Separate entities can create more work upfront, but they often reduce long-term confusion and risk.

What About a Series LLC?

Some business owners consider a series LLC for multiple business lines. This structure can allow separate segments or series under one parent entity, depending on state law.

However, series LLCs are not available or uniformly recognized in every state, and the rules can be more complex than a standard LLC structure. If you are evaluating this option, speak with a qualified attorney or tax professional before relying on it.

Practical Steps If You Want to Add a Second Business

If you already have an LLC and want to launch another business, use this checklist:

  1. Decide whether the new business should sit inside the existing LLC or get its own LLC.
  2. Review liability risk, tax treatment, and ownership goals.
  3. Set up separate bookkeeping if you keep both businesses in one entity.
  4. Register a DBA if you want a different brand name.
  5. Open separate bank accounts when appropriate.
  6. Update contracts, invoices, and public-facing business details.
  7. Confirm state filing and compliance obligations.

If the second business is material to your finances or has different risk exposure, forming a new LLC is often the cleaner path.

Common Mistakes to Avoid

Business owners often run into problems when they:

  • Mix personal and business funds
  • Use one bank account for multiple unrelated ventures
  • Ignore insurance and contract risk
  • Assume a DBA creates a separate legal shield
  • Skip formal bookkeeping because the structure feels "simple"

A simple structure is useful only if it stays organized. Once operations become serious, clarity matters more than convenience.

How Zenind Can Help

If you decide that separate LLCs are the right move, Zenind can help you form and manage your business entities with a streamlined process.

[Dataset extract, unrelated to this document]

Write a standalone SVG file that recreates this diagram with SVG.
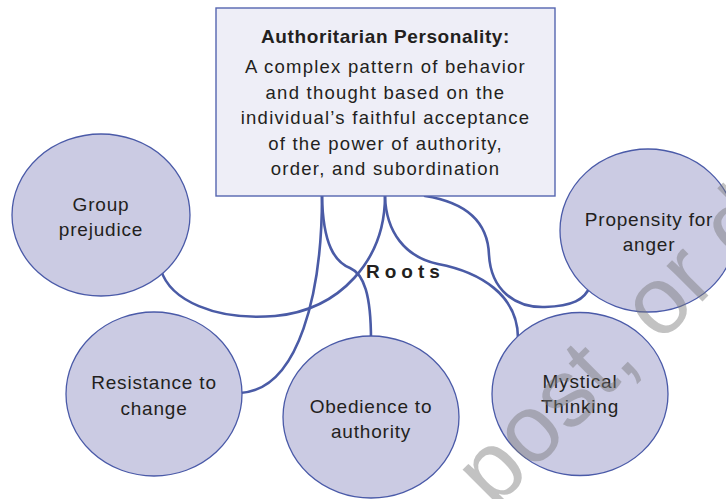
<svg xmlns="http://www.w3.org/2000/svg" width="726" height="499" viewBox="0 0 726 499">
  <style>
    .conn { fill: none; stroke: #4a5ba6; stroke-width: 2.6; stroke-linecap: round; }
    .bub { fill: #cbcbe3; stroke: #4a5aa8; stroke-width: 1.3; }
    .box { fill: #eeeef7; stroke: #5565b0; stroke-width: 1.4; }
    .t { font-family: "Liberation Sans", Arial, sans-serif; fill: #231f20; text-anchor: middle; }
    .ct { font-size: 19px; letter-spacing: 0.8px; }
    .bt { font-size: 18.5px; letter-spacing: 1.25px; }
    .tt { font-size: 19px; font-weight: bold; letter-spacing: 0.6px; }
    .roots { font-family: "Liberation Sans", Arial, sans-serif; fill: #231f20; font-size: 19px; font-weight: bold; letter-spacing: 5px; }
    .wm { font-family: "Liberation Sans", Arial, sans-serif; font-size: 96px; fill: #777777; fill-opacity: 0.45; }
  </style>
  <rect width="726" height="499" fill="#ffffff"/>

  <g id="connectors">
    <path class="conn" d="M322,196 C322,290 300,390 240,393"/>
    <path class="conn" d="M322,196 C323,245 335,262 350,268 C364,274 371,295 371,340"/>
    <path class="conn" d="M385,196 C385,260 340,310 275,316 C215,321 170,300 161,270"/>
    <path class="conn" d="M385,196 C386,232 405,257 438,264 C480,272 518,295 518,338"/>
    <path class="conn" d="M425,196 C470,203 488,225 489,255 C491,290 515,308 545,307 C572,306 585,300 590,286"/>
  </g>

  <g id="root">
    <rect class="box" x="216" y="8" width="339" height="188"/>
    <text class="t tt" x="385.5" y="43">Authoritarian Personality:</text>
    <text class="t bt" x="385.5" y="73">A complex pattern of behavior</text>
    <text class="t bt" x="385.5" y="98.5">and thought based on the</text>
    <text class="t bt" x="385.5" y="124">individual’s faithful acceptance</text>
    <text class="t bt" x="385.5" y="149.5">of the power of authority,</text>
    <text class="t bt" x="385.5" y="174.5">order, and subordination</text>
  </g>

  <g id="roots-label">
    <text class="roots" x="366" y="278">Roots</text>
  </g>

  <g id="group-prejudice">
    <ellipse class="bub" cx="101" cy="215" rx="89" ry="81"/>
    <text class="t ct" x="101" y="211">Group</text>
    <text class="t ct" x="101" y="236">prejudice</text>
  </g>

  <g id="resistance-to-change">
    <ellipse class="bub" cx="154" cy="394" rx="88" ry="82"/>
    <text class="t ct" x="154" y="389">Resistance to</text>
    <text class="t ct" x="154" y="415">change</text>
  </g>

  <g id="obedience-to-authority">
    <ellipse class="bub" cx="371" cy="417" rx="88" ry="81"/>
    <text class="t ct" x="371" y="413">Obedience to</text>
    <text class="t ct" x="371" y="438">authority</text>
  </g>

  <g id="mystical-thinking">
    <ellipse class="bub" cx="580" cy="394" rx="88" ry="81.5"/>
    <text class="t ct" x="580" y="388">Mystical</text>
    <text class="t ct" x="580" y="413">Thinking</text>
  </g>

  <g id="propensity-for-anger">
    <ellipse class="bub" cx="648" cy="230.5" rx="88" ry="81.5"/>
    <text class="t ct" x="649" y="226">Propensity for</text>
    <text class="t ct" x="649" y="251">anger</text>
  </g>

  <text class="wm" transform="translate(494,510) rotate(-45)">post, or distribute</text>
</svg>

Zenind supports entrepreneurs who want:

  • Fast LLC formation
  • Registered agent services
  • Compliance support
  • A clear setup for multiple business entities

That can be especially useful if you want to keep each business distinct while staying focused on growth.

Final Takeaway

Yes, you can often run two businesses under one LLC. But the better question is whether you should.

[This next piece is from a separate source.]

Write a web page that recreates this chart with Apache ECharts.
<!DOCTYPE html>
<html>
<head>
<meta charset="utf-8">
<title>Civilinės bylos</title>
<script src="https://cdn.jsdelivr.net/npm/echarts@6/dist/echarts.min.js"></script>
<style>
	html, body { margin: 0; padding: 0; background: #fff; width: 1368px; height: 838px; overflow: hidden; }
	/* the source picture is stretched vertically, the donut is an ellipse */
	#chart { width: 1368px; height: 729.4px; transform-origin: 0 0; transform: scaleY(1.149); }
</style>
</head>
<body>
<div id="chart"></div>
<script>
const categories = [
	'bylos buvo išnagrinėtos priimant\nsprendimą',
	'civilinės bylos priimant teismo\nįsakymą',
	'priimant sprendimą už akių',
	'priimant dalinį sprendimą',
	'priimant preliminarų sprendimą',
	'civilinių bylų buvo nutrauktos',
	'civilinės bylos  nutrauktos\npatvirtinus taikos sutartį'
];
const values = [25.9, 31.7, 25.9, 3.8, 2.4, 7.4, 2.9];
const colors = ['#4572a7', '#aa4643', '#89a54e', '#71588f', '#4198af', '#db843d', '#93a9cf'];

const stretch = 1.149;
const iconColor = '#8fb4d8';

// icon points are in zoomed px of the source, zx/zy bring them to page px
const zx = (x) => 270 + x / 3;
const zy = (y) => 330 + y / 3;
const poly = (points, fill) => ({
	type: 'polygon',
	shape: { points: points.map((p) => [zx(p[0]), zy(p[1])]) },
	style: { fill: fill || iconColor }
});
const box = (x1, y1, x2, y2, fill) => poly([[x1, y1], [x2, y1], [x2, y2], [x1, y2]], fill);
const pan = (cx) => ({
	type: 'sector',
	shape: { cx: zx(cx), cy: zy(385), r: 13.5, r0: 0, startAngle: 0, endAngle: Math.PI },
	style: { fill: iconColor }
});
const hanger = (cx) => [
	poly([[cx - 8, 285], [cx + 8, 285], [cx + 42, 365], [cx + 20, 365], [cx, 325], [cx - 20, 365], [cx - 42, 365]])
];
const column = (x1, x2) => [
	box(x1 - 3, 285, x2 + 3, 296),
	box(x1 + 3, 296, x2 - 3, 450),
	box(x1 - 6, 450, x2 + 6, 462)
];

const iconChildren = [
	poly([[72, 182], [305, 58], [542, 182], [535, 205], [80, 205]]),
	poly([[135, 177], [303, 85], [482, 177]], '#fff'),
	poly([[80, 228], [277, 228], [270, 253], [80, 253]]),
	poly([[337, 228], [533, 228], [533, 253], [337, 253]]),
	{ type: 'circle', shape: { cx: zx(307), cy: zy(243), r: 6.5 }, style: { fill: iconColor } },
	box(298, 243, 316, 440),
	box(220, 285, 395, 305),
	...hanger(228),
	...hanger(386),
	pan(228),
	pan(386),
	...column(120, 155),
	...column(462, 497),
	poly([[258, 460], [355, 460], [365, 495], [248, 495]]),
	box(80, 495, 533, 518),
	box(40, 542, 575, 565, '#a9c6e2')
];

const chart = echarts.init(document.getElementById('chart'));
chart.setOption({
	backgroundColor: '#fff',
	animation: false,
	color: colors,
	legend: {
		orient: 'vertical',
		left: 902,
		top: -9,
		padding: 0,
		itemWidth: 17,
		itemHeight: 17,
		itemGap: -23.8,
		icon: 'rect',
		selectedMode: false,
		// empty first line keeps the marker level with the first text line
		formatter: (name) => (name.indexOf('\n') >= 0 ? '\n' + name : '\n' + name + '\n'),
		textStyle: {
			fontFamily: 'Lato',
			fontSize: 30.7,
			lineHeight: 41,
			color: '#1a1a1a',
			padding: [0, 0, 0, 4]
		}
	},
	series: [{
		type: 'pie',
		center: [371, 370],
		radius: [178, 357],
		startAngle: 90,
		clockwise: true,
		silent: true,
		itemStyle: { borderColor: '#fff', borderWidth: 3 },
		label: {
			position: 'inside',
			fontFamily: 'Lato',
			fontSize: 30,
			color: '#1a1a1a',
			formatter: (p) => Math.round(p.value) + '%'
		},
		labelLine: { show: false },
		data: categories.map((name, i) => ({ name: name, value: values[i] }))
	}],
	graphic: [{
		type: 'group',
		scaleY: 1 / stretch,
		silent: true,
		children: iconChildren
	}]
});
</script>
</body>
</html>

If the businesses are small, closely related, and low risk, one LLC may be enough. If they are different, growing quickly, or exposed to different types of liability, separate LLCs usually provide better protection and cleaner operations.

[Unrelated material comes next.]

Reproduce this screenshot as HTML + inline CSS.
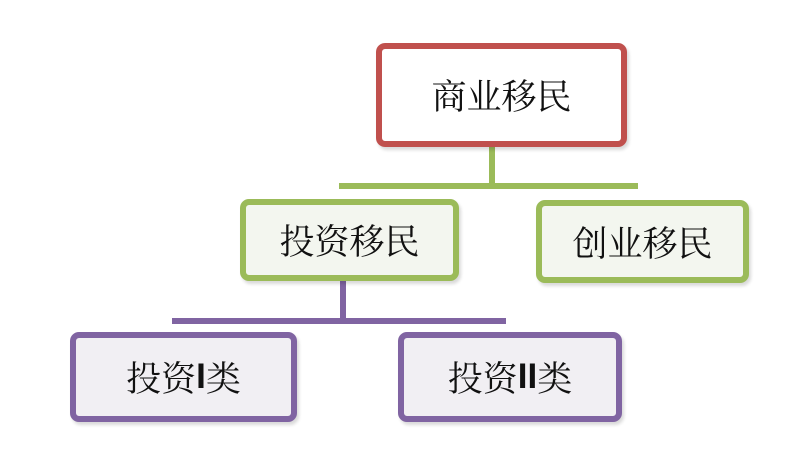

Before making the decision, weigh convenience against risk. The structure you choose now can affect your legal exposure, taxes, and ability to scale later.

Disclaimer: The content presented in this article is for informational purposes only and is not intended as legal, tax, or professional advice. While every effort has been made to ensure the accuracy and completeness of the information provided, Zenind and its authors accept no responsibility or liability for any errors or omissions. Readers should consult with appropriate legal or professional advisors before making any decisions or taking any actions based on the information contained in this article. Any reliance on the information provided herein is at the reader's own risk.